Friday, June 04, 2004

Strange Bedfellows

I knew, when I backed a fundamentalist Republican president in going to war, that I would find myself in exposed positions, complexities, and contradictions. For instance, I find myself agreeing with the military analysis of Iraq put forth by Victor Davis Hanson, who often holds up U.S. Civil War General Sherman as an ideal. Yet I have spent many hours of my life execrating what Sherman did to the South. I'm still sorting that out.

What other side-effects does one suffer from standing with the "right?" Sometimes I do a body-check to see what's changed. I still find little sympathy for the "religious right's" crusade against gays. But then, even most conservatives seem to have quietly let that issue pass.

When I read about the ACLU's drive to scrub a minuscule cross off the Los Angeles County seal, though, I think it a big noise over nothing. Even before 9-11, though, I had begun to resent the zealotry of groups like the ACLU in the way their inquisitors scour every civic religious symbol from every small town. The tactics seem to create resentment unnecessarily in the issue of creating publicity.

Besides, as a pagan I was rather miffed that nobody objected to the honking big idol of Pomona, the Roman agricultural goddess, that stands beside the cross on the L.A. seal.

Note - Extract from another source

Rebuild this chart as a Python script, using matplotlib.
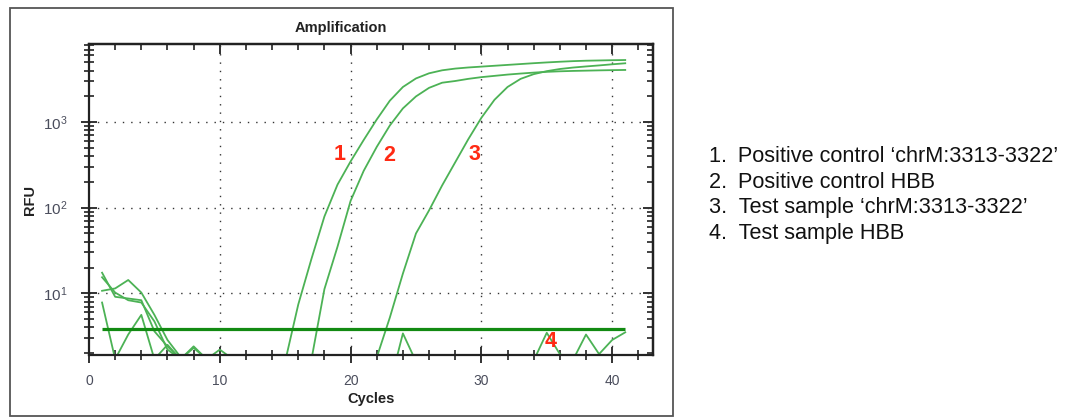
import matplotlib
matplotlib.use("Agg")
import matplotlib.pyplot as plt
from matplotlib.patches import Rectangle
from matplotlib.ticker import FixedLocator, LogLocator, NullFormatter

plt.rcParams['font.family'] = ['Liberation Sans', 'DejaVu Sans']

# ---------------- data ----------------
cycles = list(range(1, 42))

pos_ctrl_chrM = [17.4, 9.1, 8.7, 8.3, 3.6, 2.4, 1.7, 2.4, 1.7, 1.9,
                 1.6, 1.2, 1.2, 1.2, 1.6, 7.4, 25, 79, 186, 347,
                 617, 1072, 1778, 2570, 3236, 3715, 4027, 4217, 4345, 4446,
                 4550, 4656, 4764, 4875, 4977, 5070, 5152, 5212, 5248, 5284,
                 5309]
pos_ctrl_HBB = [15.4, 10.2, 8.3, 7.8, 4.7, 2.2, 1.7, 2.3, 1.7, 2.2,
                1.7, 1.2, 1.2, 1.2, 1.2, 1.2, 1.66, 11.2, 35, 120,
                269, 513, 912, 1445, 1995, 2512, 2884, 3020, 3199, 3350,
                3467, 3589, 3690, 3784, 3864, 3920, 3960, 3990, 4020, 4045,
                4065]
test_chrM = [10.7, 11.4, 14.3, 10.2, 5.6, 2.85, 1.8, 1.7, 1.6, 1.2,
             1.2, 1.2, 1.2, 1.2, 1.2, 1.2, 1.2, 1.2, 1.2, 1.2,
             1.2, 1.78, 5.2, 17, 50, 93, 182, 339, 631, 1122,
             1820, 2570, 3199, 3631, 3936, 4169, 4335, 4467, 4592, 4732,
             4864]
test_HBB = [7.8, 1.7, 3.3, 5.6, 1.7, 2.5, 1.7, 1.2, 1.2, 1.2,
            1.2, 1.2, 1.2, 1.2, 1.2, 1.2, 1.2, 1.2, 1.2, 1.2,
            1.2, 1.2, 0.85, 3.4, 1.6, 1.2, 1.2, 1.2, 1.2, 1.2,
            1.2, 1.2, 1.2, 1.64, 3.46, 1.95, 1.66, 3.3, 1.95, 2.85,
            3.5]

threshold_cycles = [1, 41]
threshold_rfu = 3.8

curve_labels = ['1', '2', '3', '4']
label_cycles = [19.2, 22.95, 29.5, 35.3]
label_rfu = [418, 409, 418, 2.73]

legend_lines = ["1.\u2002Positive control \u2018chrM:3313-3322\u2019",
                "2.\u2002Positive control HBB",
                "3.  Test sample \u2018chrM:3313-3322\u2019",
                "4.  Test sample HBB"]

x_major = [0, 10, 20, 30, 40]
x_minor = list(range(0, 44, 2))
y_major = [10, 100, 1000]

# ---------------- figure ----------------
W, H = 1071, 418
fig = plt.figure(figsize=(W / 100, H / 100), dpi=100)
fig.patch.set_facecolor('white')

def fx(px):
    return px / W

def fy(py):
    return 1 - py / H

ax = fig.add_axes([fx(89), fy(355.3), fx(652.7) - fx(89), fy(44) - fy(355.3)])
ax.set_yscale('log')
ax.set_xlim(0, 43.1)
ax.set_ylim(1.887, 8170)

curve_color = '#4cb255'
for series in [pos_ctrl_chrM, pos_ctrl_HBB, test_chrM, test_HBB]:
    ax.plot(cycles, series, color=curve_color, lw=1.3)

ax.plot(threshold_cycles, [threshold_rfu] * len(threshold_cycles),
        color='#128a12', lw=2.3, solid_capstyle='butt')

for lab, cx, cy in zip(curve_labels, label_cycles, label_rfu):
    ax.text(cx, cy, lab, color='#ff2a14', fontsize=15.5, fontweight='bold',
            ha='center', va='center')

# grid
for xv in [10, 20, 30, 40]:
    ax.axvline(xv, color='#333333', lw=1.0, ls=(0, (1, 5)), zorder=0.5)
for yv in y_major:
    ax.axhline(yv, color='#333333', lw=1.0, ls=(0, (1, 5)), zorder=0.5)

# spines
for s in ax.spines.values():
    s.set_color('#222222')
    s.set_linewidth(1.6)

tick_color = '#222222'
label_color = '#4a4d5c'
ax.xaxis.set_major_locator(FixedLocator(x_major))
ax.xaxis.set_minor_locator(FixedLocator(x_minor))
ax.yaxis.set_major_locator(FixedLocator(y_major))
ax.yaxis.set_minor_locator(LogLocator(base=10, subs=[2, 3, 4, 5, 6, 7, 8, 9], numticks=20))
ax.yaxis.set_minor_formatter(NullFormatter())
ax.set_xticklabels([str(v) for v in x_major])
ax.set_yticklabels([r'$\mathregular{10^{%d}}$' % i for i in [1, 2, 3]])
ax.tick_params(axis='both', which='major', direction='inout', length=11, width=1.3,
               color=tick_color, labelcolor=label_color)
ax.tick_params(axis='both', which='minor', direction='inout', length=7, width=1.2,
               color=tick_color)
ax.tick_params(axis='x', which='major', pad=8, labelsize=10)
ax.tick_params(axis='y', which='major', pad=10, labelsize=11)

# top / right inward ticks
secx = ax.secondary_xaxis('top')
secx.xaxis.set_major_locator(FixedLocator(x_major))
secx.xaxis.set_minor_locator(FixedLocator(x_minor))
secx.tick_params(which='major', direction='in', length=7, width=1.3, color=tick_color,
                 labeltop=False)
secx.tick_params(which='minor', direction='in', length=4.5, width=1.2, color=tick_color)
secx.spines['top'].set_linewidth(1.6)

secy = ax.secondary_yaxis('right')
secy.yaxis.set_major_locator(FixedLocator(y_major))
secy.yaxis.set_minor_locator(LogLocator(base=10, subs=[2, 3, 4, 5, 6, 7, 8, 9], numticks=20))
secy.yaxis.set_minor_formatter(NullFormatter())
secy.tick_params(which='major', direction='in', length=7, width=1.3, color=tick_color,
                 labelright=False)
secy.tick_params(which='minor', direction='in', length=4.5, width=1.2, color=tick_color)
secy.spines['right'].set_linewidth(1.6)

# titles
fig.text(fx(341), fy(28), 'Amplification', ha='center', va='center',
         fontsize=10.5, fontweight='bold', color='#222222')
fig.text(fx(371), fy(399), 'Cycles', ha='center', va='center',
         fontsize=10.5, fontweight='bold', color='#222222')
fig.text(fx(30), fy(200), 'RFU', ha='center', va='center', rotation=90,
         fontsize=10.5, fontweight='bold', color='#222222')

# outer frame
fig.patches.append(Rectangle((fx(10), fy(416)), fx(672.5) - fx(10), fy(7.5) - fy(416),
                             transform=fig.transFigure, fill=False,
                             edgecolor='#555555', lw=1.3))

# legend text
for i, line in enumerate(legend_lines):
    fig.text(fx(709), fy(157 + 25.5 * i), line, ha='left', va='center',
             fontsize=15.6, color='#111111')

fig.savefig('out.png', dpi=100)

And, by the way, if you want to get that cross off that seal, you might as well change the name "Los Angeles" to something secular.

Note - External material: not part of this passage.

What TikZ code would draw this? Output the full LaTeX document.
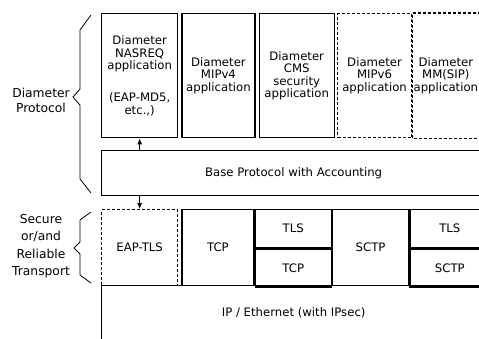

But my temporary discomforts seem to me less painful than the sad mutations of many people on the Other Side. Nick Cohen chronicles some of them in the "New Statesman"

Disgust at the Bush administration has pushed liberal opinion around the world into the shameful position that it would not back the opponents of Saddam Hussein. The result of the breakdown in international solidarity is that an Iraqi or Kurdish socialist is more likely to get a fair hearing from the Wall Street Journal than the New York Times; the Daily Telegraph than the Independent.

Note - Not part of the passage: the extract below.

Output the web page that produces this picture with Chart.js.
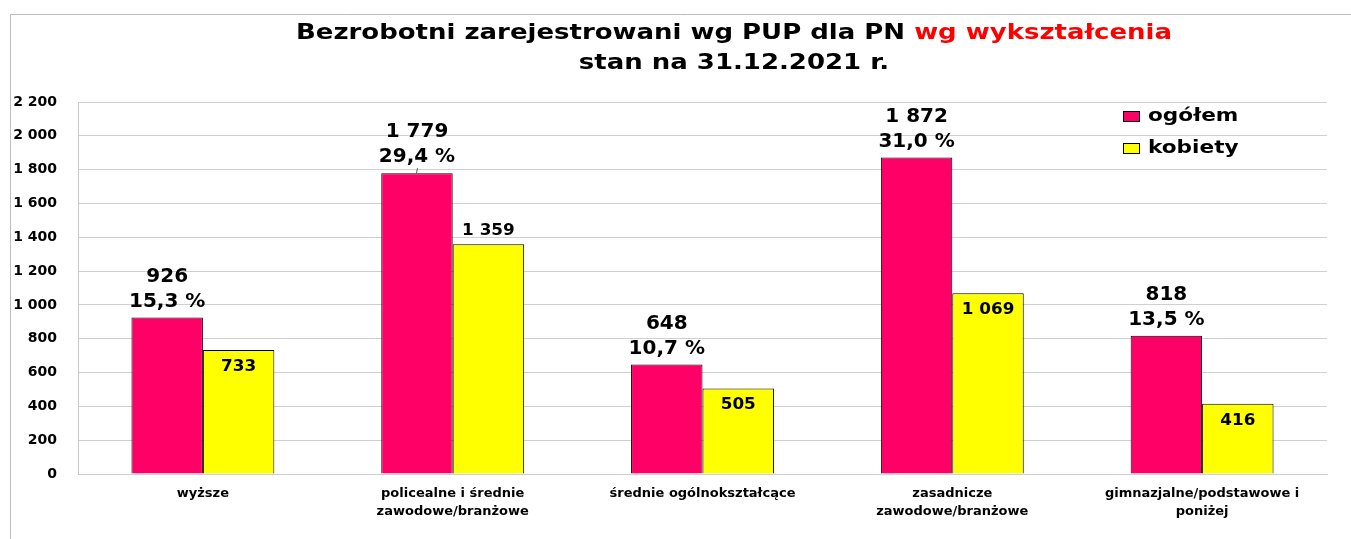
<!DOCTYPE html>
<html lang="pl">
<head>
<meta charset="utf-8">
<title>Bezrobotni wg wykształcenia</title>
<script src="https://cdn.jsdelivr.net/npm/chart.js@4.4.1/dist/chart.umd.min.js"></script>
<style>
    html, body { margin: 0; padding: 0; background: #fff; }
    #wrap { width: 1351px; height: 539px; position: relative; }
</style>
</head>
<body>
<div id="wrap"><canvas id="chart"></canvas></div>
<script>
// Dane z wykresu
const categories = [
    ['wyższe'],
    ['policealne i średnie', 'zawodowe/branżowe'],
    ['średnie ogólnokształcące'],
    ['zasadnicze', 'zawodowe/branżowe'],
    ['gimnazjalne/podstawowe i', 'poniżej']
];
const ogolem = [926, 1779, 648, 1872, 818];
const kobiety = [733, 1359, 505, 1069, 416];
const udzial = ['15,3 %', '29,4 %', '10,7 %', '31,0 %', '13,5 %'];
// kobiety: etykieta nad słupkiem (true) czy w środku
const kobietyAbove = [false, true, false, false, false];
const yMax = 2200;
const yStep = 200;

const FONT = '"DejaVu Sans", Verdana, sans-serif';
const fmt = v => String(v).replace(/\B(?=(\d{3})+(?!\d))/g, ' ');

// tekst rozciągnięty w poziomie (jak w oryginalnym obrazku)
function stretchedText(ctx, text, x, y, sx, align) {
    const w = ctx.measureText(text).width * sx;
    let left = x;
    if (align === 'center') left = x - w / 2;
    ctx.save();
    ctx.translate(left, y);
    ctx.scale(sx, 1);
    ctx.textAlign = 'left';
    ctx.fillText(text, 0, 0);
    ctx.restore();
    return w;
}

// ramka, tytuł, legenda i etykiety danych
const decorations = {
    id: 'decorations',
    beforeDraw(chart) {
        const ctx = chart.ctx;
        ctx.save();
        ctx.strokeStyle = '#bdbdbd';
        ctx.lineWidth = 1;
        ctx.beginPath();
        ctx.moveTo(10.5, 539);
        ctx.lineTo(10.5, 14.5);
        ctx.lineTo(1351, 14.5);
        ctx.stroke();
        ctx.restore();
    },
    afterDatasetsDraw(chart) {
        const ctx = chart.ctx;
        ctx.save();
        ctx.textBaseline = 'middle';

        // tytuł
        ctx.font = 'bold 22px ' + FONT;
        const part1 = 'Bezrobotni zarejestrowani wg PUP dla PN ';
        const part2 = 'wg wykształcenia';
        const w1 = ctx.measureText(part1).width;
        const w2 = ctx.measureText(part2).width;
        const sx = 876 / (w1 + w2);
        const cx = 734;
        const x0 = cx - (w1 + w2) * sx / 2;
        ctx.fillStyle = '#000';
        stretchedText(ctx, part1, x0, 33, sx, 'left');
        ctx.fillStyle = '#ff0000';
        stretchedText(ctx, part2, x0 + w1 * sx, 33, sx, 'left');
        ctx.fillStyle = '#000';
        stretchedText(ctx, 'stan na 31.12.2021 r.', cx, 63, sx, 'center');

        // legenda
        const legend = [
            { label: chart.data.datasets[0].label, color: chart.data.datasets[0].backgroundColor, y: 116 },
            { label: chart.data.datasets[1].label, color: chart.data.datasets[1].backgroundColor, y: 148 }
        ];
        ctx.font = 'bold 18px ' + FONT;
        legend.forEach(item => {
            ctx.fillStyle = item.color;
            ctx.fillRect(1123, item.y - 5, 17, 11);
            ctx.strokeStyle = '#000';
            ctx.lineWidth = 1;
            ctx.strokeRect(1123.5, item.y - 4.5, 16, 10);
            ctx.fillStyle = '#000';
            stretchedText(ctx, item.label, 1148, item.y, 1.2, 'left');
        });

        // etykiety ogółem
        const m0 = chart.getDatasetMeta(0);
        ctx.textAlign = 'center';
        ctx.font = 'bold 20px ' + FONT;
        m0.data.forEach((bar, i) => {
            ctx.fillText(fmt(ogolem[i]), bar.x, bar.y - 41);
            ctx.fillText(udzial[i], bar.x, bar.y - 16);
        });
        // linia odniesienia przy przesuniętej etykiecie
        const b1 = m0.data[1];
        ctx.strokeStyle = '#555';
        ctx.beginPath();
        ctx.moveTo(b1.x + 0.5, b1.y - 5);
        ctx.lineTo(b1.x - 0.5, b1.y);
        ctx.stroke();

        // etykiety kobiety
        const m1 = chart.getDatasetMeta(1);
        ctx.font = 'bold 15px ' + FONT;
        m1.data.forEach((bar, i) => {
            const y = kobietyAbove[i] ? bar.y - 13 : bar.y + 17;
            stretchedText(ctx, fmt(kobiety[i]), bar.x, y, 1.12, 'center');
        });

        ctx.restore();
    }
};

new Chart(document.getElementById('chart'), {
    type: 'bar',
    data: {
        labels: categories,
        datasets: [
            {
                label: 'ogółem',
                data: ogolem,
                backgroundColor: '#ff0066',
                borderColor: '#000',
                borderWidth: 1,
                categoryPercentage: 0.572,
                barPercentage: 1.0
            },
            {
                label: 'kobiety',
                data: kobiety,
                backgroundColor: '#ffff00',
                borderColor: '#000',
                borderWidth: 1,
                categoryPercentage: 0.572,
                barPercentage: 1.0
            }
        ]
    },
    options: {
        responsive: true,
        maintainAspectRatio: false,
        animation: false,
        events: [],
        layout: { padding: { top: 102, right: 24, bottom: 0, left: 0 } },
        plugins: {
            legend: { display: false },
            title: { display: false },
            tooltip: { enabled: false }
        },
        scales: {
            x: {
                grid: { display: false },
                border: { color: '#d0d0d0' },
                ticks: {
                    color: '#000',
                    font: { family: FONT, weight: 'bold', size: 13, lineHeight: 1.35 },
                    padding: 3,
                    maxRotation: 0,
                    autoSkip: false
                },
                afterFit(scale) { scale.height = 65; }
            },
            y: {
                min: 0,
                max: yMax,
                grid: { color: '#d0d0d0', drawTicks: false },
                border: { color: '#c8c8c8' },
                ticks: {
                    stepSize: yStep,
                    color: '#000',
                    font: { family: FONT, weight: 'bold', size: 14 },
                    padding: 21,
                    callback: v => fmt(v)
                },
                afterFit(scale) { scale.width = 78; }
            }
        }
    },
    plugins: [decorations]
});
</script>
</body>
</html>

The price you pay when you ally yourself with religious fundamentalists is a downgrading of the aspirations of women and gays. The Muslim Association of Britain, the British branch of the Muslim Brotherhood, said that [George] Galloway was a man it could do business with when he told the Independent that "abortion is morally and ethically wrong." These comments, the association said, as well as Galloway's "statements on faith and God in the same interview, will surely be welcomed by British Muslims who see Respect as a real alternative to the main political parties."